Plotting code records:
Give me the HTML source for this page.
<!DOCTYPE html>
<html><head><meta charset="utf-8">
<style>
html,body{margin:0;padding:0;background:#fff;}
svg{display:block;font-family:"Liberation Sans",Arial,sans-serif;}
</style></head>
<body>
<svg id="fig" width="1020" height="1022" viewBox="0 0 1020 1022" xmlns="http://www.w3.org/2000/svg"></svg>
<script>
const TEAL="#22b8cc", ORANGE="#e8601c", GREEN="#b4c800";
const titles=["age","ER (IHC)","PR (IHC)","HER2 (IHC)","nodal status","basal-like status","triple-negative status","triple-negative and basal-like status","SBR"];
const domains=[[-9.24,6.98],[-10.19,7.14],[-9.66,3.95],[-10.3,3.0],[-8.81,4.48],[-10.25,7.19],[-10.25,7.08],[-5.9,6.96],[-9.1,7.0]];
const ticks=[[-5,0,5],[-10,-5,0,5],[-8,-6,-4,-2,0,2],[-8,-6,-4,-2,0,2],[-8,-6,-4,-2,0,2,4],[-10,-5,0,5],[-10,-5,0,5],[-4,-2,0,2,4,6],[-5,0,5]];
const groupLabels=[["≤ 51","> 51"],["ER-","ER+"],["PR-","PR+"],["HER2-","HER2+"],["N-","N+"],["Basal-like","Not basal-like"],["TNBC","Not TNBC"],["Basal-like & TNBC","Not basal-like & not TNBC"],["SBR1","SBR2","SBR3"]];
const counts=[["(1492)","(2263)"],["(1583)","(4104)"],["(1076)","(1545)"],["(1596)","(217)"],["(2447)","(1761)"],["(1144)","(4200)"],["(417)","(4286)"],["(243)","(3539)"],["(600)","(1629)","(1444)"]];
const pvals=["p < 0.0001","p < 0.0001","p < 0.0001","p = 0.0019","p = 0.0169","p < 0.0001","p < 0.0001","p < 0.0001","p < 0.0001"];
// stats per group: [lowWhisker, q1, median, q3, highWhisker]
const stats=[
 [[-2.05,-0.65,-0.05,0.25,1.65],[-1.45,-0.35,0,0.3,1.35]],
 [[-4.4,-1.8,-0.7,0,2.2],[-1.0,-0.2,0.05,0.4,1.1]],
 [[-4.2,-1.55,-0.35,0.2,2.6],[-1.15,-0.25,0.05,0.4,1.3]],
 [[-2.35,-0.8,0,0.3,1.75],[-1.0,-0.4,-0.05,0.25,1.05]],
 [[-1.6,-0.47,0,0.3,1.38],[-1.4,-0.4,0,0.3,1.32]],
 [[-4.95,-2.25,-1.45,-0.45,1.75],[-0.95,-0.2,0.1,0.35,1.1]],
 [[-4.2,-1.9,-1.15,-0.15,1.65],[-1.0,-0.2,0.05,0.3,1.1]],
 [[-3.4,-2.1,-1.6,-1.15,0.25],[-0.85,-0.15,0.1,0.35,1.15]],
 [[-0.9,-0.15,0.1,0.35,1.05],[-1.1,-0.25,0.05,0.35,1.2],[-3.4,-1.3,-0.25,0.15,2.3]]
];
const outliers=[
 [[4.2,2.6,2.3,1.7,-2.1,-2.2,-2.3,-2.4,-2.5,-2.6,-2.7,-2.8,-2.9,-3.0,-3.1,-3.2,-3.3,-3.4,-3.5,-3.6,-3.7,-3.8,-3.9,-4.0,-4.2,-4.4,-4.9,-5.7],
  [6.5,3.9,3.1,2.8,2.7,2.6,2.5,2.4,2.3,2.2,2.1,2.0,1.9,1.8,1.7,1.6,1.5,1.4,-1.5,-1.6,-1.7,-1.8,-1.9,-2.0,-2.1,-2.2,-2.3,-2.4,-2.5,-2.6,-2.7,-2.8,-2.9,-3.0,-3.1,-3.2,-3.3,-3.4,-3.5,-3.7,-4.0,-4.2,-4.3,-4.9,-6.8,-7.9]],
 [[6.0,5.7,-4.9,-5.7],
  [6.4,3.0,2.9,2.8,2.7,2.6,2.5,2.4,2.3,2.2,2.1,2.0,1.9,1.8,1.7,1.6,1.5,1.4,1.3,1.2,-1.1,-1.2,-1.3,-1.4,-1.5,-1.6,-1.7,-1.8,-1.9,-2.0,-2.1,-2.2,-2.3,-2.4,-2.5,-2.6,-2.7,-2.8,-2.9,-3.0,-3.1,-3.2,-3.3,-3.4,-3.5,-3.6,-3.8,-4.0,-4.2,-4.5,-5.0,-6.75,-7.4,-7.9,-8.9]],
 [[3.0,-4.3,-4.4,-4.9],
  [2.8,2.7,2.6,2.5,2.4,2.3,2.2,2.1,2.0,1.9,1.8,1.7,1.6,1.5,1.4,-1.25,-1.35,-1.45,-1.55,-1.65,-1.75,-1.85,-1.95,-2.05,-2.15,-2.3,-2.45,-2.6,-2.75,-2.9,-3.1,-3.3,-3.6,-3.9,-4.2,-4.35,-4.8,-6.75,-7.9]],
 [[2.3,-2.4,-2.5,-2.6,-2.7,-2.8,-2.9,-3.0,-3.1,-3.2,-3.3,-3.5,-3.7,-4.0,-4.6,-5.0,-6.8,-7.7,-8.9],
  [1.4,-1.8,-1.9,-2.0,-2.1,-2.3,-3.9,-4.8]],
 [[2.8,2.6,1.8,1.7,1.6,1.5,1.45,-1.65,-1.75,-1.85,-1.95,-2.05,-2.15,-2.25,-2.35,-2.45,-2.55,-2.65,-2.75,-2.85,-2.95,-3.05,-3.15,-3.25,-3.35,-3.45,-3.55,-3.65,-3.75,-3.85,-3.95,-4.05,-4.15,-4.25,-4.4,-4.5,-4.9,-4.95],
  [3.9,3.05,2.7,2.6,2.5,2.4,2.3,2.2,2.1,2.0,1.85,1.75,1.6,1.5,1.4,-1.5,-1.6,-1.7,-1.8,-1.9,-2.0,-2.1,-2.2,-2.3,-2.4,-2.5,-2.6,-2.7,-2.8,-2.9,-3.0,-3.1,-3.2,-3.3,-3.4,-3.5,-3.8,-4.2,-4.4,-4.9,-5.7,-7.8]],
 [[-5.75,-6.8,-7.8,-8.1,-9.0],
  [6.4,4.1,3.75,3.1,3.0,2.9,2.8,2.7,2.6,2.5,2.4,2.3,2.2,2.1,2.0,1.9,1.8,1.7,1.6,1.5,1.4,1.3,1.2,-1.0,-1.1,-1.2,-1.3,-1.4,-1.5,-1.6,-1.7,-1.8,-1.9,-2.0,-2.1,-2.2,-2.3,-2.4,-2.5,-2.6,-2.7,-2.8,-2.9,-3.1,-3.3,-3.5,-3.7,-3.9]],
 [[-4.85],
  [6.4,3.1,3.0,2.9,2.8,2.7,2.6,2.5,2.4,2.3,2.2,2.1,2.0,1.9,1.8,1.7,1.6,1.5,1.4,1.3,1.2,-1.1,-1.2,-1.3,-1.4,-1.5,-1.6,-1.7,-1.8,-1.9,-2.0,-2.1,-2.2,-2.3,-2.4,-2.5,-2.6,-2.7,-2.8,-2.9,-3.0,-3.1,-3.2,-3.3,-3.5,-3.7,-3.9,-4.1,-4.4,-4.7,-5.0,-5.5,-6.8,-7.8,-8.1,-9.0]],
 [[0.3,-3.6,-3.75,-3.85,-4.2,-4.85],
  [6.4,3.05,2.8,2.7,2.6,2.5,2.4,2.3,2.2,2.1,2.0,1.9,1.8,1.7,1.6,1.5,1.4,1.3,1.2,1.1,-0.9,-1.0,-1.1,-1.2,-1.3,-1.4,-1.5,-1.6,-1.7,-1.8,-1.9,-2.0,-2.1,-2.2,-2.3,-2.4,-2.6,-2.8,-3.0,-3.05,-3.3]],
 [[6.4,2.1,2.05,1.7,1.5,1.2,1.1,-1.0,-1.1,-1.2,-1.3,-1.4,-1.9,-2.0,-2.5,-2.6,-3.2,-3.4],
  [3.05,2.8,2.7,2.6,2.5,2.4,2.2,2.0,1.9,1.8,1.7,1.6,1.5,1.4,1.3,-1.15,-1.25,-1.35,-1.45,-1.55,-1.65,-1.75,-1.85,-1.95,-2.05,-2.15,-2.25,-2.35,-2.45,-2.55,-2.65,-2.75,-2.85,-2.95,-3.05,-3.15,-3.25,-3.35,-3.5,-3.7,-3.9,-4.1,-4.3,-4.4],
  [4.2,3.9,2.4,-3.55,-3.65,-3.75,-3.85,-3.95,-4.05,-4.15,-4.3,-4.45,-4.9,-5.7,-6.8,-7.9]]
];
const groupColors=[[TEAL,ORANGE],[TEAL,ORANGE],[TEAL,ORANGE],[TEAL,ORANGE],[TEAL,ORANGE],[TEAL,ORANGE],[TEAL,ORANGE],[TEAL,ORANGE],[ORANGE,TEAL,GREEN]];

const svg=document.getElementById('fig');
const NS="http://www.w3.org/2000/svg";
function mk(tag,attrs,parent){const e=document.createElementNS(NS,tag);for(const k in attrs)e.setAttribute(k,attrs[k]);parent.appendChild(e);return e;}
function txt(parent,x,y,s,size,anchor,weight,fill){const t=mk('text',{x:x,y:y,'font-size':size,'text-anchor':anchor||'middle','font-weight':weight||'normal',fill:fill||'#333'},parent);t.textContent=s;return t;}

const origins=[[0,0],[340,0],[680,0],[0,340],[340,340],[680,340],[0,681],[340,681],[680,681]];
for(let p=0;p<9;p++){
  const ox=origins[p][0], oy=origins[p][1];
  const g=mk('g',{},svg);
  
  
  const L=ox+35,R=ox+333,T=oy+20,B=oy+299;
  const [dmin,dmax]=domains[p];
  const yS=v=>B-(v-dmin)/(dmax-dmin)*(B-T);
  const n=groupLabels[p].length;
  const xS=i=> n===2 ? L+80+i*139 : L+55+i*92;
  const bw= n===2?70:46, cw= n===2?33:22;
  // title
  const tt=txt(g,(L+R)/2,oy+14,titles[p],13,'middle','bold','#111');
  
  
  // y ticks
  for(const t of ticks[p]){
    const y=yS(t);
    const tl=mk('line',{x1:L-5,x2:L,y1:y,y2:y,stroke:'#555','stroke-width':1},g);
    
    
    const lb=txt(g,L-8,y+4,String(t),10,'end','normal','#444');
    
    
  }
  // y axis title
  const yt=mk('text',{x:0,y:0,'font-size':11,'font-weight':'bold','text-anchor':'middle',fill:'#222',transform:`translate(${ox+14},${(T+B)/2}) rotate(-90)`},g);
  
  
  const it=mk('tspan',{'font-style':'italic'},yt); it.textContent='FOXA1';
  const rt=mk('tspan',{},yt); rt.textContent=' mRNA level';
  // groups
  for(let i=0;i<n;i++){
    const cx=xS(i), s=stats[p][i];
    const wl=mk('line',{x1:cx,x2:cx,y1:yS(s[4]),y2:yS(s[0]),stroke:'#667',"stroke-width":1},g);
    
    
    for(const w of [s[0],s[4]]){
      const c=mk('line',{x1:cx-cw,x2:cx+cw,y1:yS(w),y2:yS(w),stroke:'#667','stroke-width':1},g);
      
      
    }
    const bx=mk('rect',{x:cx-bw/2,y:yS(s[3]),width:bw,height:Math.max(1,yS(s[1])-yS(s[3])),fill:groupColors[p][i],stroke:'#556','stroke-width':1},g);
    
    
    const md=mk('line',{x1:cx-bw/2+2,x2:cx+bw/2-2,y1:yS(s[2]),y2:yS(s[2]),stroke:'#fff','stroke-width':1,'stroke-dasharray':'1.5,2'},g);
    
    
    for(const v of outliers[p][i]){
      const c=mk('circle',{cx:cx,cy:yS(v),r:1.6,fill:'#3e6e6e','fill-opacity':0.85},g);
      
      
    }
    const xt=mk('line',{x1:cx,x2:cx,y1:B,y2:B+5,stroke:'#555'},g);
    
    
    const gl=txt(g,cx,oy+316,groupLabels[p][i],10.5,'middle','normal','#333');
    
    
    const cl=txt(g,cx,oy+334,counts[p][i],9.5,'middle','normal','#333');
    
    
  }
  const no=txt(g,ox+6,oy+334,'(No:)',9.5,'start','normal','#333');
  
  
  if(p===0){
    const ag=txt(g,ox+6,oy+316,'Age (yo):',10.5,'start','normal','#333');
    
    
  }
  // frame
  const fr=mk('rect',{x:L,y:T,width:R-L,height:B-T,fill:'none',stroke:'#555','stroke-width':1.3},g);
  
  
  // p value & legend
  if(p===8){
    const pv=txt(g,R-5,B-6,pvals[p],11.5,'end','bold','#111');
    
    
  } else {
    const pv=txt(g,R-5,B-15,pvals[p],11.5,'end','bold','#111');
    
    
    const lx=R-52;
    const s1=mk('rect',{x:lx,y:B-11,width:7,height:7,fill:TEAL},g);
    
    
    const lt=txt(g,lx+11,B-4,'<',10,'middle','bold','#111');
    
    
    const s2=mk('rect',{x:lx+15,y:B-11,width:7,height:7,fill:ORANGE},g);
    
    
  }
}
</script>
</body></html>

---

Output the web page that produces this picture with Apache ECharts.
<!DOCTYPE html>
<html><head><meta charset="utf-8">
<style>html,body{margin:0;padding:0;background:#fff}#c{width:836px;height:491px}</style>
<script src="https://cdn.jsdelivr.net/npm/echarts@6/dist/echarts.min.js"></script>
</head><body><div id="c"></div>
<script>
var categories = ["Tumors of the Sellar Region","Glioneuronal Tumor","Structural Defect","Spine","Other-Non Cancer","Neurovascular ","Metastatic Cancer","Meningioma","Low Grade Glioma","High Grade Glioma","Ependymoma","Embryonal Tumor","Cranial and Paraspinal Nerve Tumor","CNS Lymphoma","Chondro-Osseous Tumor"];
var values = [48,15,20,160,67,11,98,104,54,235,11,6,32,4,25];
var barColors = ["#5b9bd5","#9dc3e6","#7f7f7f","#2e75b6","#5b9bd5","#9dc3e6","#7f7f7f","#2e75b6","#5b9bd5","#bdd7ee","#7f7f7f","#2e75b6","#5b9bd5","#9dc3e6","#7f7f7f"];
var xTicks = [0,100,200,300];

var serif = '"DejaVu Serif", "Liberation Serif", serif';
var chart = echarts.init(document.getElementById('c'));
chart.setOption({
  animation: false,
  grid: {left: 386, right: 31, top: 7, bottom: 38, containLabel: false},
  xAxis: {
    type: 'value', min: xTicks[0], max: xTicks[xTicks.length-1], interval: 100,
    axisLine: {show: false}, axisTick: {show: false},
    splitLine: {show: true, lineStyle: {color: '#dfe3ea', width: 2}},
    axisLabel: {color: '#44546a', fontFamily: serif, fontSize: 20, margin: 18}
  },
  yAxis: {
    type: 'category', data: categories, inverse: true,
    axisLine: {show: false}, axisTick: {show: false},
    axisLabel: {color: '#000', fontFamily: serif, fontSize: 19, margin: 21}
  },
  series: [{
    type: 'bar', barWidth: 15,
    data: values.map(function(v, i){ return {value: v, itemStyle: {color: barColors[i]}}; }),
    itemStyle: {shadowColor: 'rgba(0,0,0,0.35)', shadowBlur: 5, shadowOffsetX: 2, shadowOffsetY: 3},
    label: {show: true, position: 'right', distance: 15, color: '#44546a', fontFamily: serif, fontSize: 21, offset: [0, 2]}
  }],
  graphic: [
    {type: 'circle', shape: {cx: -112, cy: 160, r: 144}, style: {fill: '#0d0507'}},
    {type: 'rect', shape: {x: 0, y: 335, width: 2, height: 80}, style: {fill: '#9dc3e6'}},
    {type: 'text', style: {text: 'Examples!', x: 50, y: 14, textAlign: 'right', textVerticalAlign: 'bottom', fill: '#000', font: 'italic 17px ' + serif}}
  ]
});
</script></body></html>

• GOAL
Only a number is wanted: how many lines contain "this"?

• COMPLETE OUTPUT
2